Xenophobic attacks affect investors’ confidence — Analysts


Analysts have continued to weigh the economic impact of xenophobic attacks in South Africa on the continent, just as 187 Nigerians returned home from the country due to the development.

The analysts spoke in separate interviews with source on Thursday in Lagos, South-West Nigeria.

The Director-General, Manufacturers Association of Nigerian (MAN), Mr Segun Ajayi-Kadir, said that such attacks could have negative impact on the Africa Continental Free Trade Area (AfCFTA) agreement, to which South Africa was a signatory.

Ajayi-Kadir said with the attacks, the country (South-Africa) might be portraying itself as one that was not worthy of Foreign Direct Investment.

He said that Nigeria was considered as a frontline country in the struggle against the apartheid regime and the emancipation of South-African, even though it was not a contiguous state.

“So, it is mind boggling that Nigeria finds itself on the receiving side of hate mongers in the otherwise great country of illustrious sons and daughters of Africa.

“Without doubt, South Africa is amongst the first three economies in Africa. It has no less than 23 percent of intra-African trade. Its companies all around African enjoy the welcome and acceptance of Governments and the people.

“Therefore, with the onset of AfCFTA agreement, (to which South-Africa is a signatory) this signal from South Africa portends a dangerous trend.

“The country (South-Africa) may be portraying itself as one that is not worthy of Foreign Direct Investment,”   he said.

According to him, free movement of persons and right to invest and enjoy protection of life and property are basic ingredients of a free trade area.

“So long as the foreign nationals live in obedience with the laws of the host country, these right should be guaranteed,”  he said.

Also speaking on the economic effects of the crisis, the Director-General, Lagos Chamber of Commerce and Industry (LCCI), Mr Muda Yusuf, said with the developments in South-Africa, investors’ confidence had been adversely affected.

Yusuf said the attacks and agitations on both sides could also adversely impact on the sustainability of existing investments, employment and revenue.

He regretted the retaliatory attacks in Nigeria, which he said could lead to an increase in unemployment in the country.

“Nigerians and Nigeria have significant stakes in most of the South-African investments in Nigeria.
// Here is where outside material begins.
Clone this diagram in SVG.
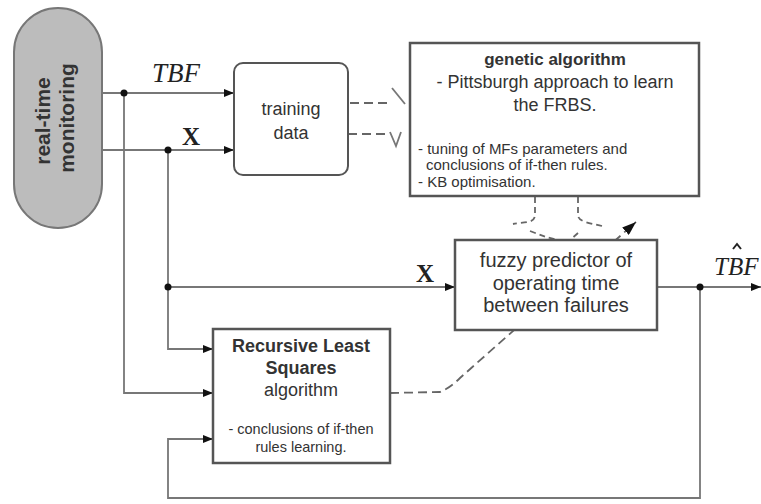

These are with regards to employment, tax revenue, service provision, equity investments, suppliers and service providers, among others.

“Nigeria and South Africa are the two leading economies in the continent accounting for an estimated 33 per cent of the continent’s GDP. With the recent development the risk perception of the continent has been negatively impacted,”  Yusuf said.

In his view, the Founder, Independent Shareholders Association of Nigeria (ISAN), Mr Sunny Nwosu, said that the situation calls for tougher diplomatic actions on the government of South-Africa.

Nwosu said that South-Africa Government should compensate those affected and take steps to reassure them that it will not occur again.

“Stronger diplomacy and engagements seem to be more appropriate forms of response.”

The first batch of Nigerians who decided to leave South Africa due to the attacks had arrived at the Cargo Wing of the Murtala Muhammed International Airport, Lagos, on Wednesday, at 9.37 p.m.

They were aided by the Federal Government with the assistance of a Nigerian carrier, Air Peace.

The returnees included adults, children and infants, who expressed joy on returning home.